- **Data block**
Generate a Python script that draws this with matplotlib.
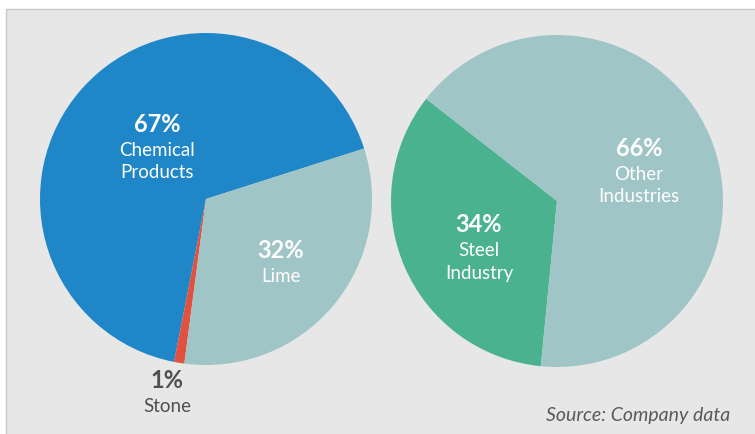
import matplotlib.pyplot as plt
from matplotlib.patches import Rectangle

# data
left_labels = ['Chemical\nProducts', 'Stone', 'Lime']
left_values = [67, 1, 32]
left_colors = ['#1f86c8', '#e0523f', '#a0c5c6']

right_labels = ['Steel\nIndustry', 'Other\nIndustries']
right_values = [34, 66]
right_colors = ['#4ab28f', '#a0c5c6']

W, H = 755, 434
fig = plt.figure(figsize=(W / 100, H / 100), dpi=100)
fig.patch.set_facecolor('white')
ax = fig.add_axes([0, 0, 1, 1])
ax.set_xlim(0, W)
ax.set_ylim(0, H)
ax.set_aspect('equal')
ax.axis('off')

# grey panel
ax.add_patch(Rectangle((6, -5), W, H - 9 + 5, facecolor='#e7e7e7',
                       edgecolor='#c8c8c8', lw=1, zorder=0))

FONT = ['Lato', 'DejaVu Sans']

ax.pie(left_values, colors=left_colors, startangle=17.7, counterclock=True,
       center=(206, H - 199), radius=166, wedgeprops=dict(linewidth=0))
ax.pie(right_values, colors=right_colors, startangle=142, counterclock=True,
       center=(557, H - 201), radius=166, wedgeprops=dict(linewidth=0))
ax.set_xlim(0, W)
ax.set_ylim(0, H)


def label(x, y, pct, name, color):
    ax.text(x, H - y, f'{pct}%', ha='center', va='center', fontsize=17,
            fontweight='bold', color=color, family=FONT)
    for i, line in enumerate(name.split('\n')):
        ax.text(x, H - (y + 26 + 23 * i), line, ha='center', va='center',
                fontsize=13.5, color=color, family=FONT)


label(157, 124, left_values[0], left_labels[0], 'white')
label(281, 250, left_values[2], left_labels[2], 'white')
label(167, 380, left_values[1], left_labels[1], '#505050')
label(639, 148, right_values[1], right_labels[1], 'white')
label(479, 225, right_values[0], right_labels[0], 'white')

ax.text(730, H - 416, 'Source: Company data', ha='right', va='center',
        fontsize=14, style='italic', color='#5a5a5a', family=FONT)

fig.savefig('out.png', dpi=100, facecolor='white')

- **Brief**
Set the pictures aside and transcribe the data above exactly.

- **Result**
Generate a Python script that draws this with matplotlib.
import matplotlib.pyplot as plt
from matplotlib.patches import Rectangle

# data
left_labels = ['Chemical\nProducts', 'Stone', 'Lime']
left_values = [67, 1, 32]
left_colors = ['#1f86c8', '#e0523f', '#a0c5c6']

right_labels = ['Steel\nIndustry', 'Other\nIndustries']
right_values = [34, 66]
right_colors = ['#4ab28f', '#a0c5c6']

W, H = 755, 434
fig = plt.figure(figsize=(W / 100, H / 100), dpi=100)
fig.patch.set_facecolor('white')
ax = fig.add_axes([0, 0, 1, 1])
ax.set_xlim(0, W)
ax.set_ylim(0, H)
ax.set_aspect('equal')
ax.axis('off')

# grey panel
ax.add_patch(Rectangle((6, -5), W, H - 9 + 5, facecolor='#e7e7e7',
                       edgecolor='#c8c8c8', lw=1, zorder=0))

FONT = ['Lato', 'DejaVu Sans']

ax.pie(left_values, colors=left_colors, startangle=17.7, counterclock=True,
       center=(206, H - 199), radius=166, wedgeprops=dict(linewidth=0))
ax.pie(right_values, colors=right_colors, startangle=142, counterclock=True,
       center=(557, H - 201), radius=166, wedgeprops=dict(linewidth=0))
ax.set_xlim(0, W)
ax.set_ylim(0, H)


def label(x, y, pct, name, color):
    ax.text(x, H - y, f'{pct}%', ha='center', va='center', fontsize=17,
            fontweight='bold', color=color, family=FONT)
    for i, line in enumerate(name.split('\n')):
        ax.text(x, H - (y + 26 + 23 * i), line, ha='center', va='center',
                fontsize=13.5, color=color, family=FONT)


label(157, 124, left_values[0], left_labels[0], 'white')
label(281, 250, left_values[2], left_labels[2], 'white')
label(167, 380, left_values[1], left_labels[1], '#505050')
label(639, 148, right_values[1], right_labels[1], 'white')
label(479, 225, right_values[0], right_labels[0], 'white')

ax.text(730, H - 416, 'Source: Company data', ha='right', va='center',
        fontsize=14, style='italic', color='#5a5a5a', family=FONT)

fig.savefig('out.png', dpi=100, facecolor='white')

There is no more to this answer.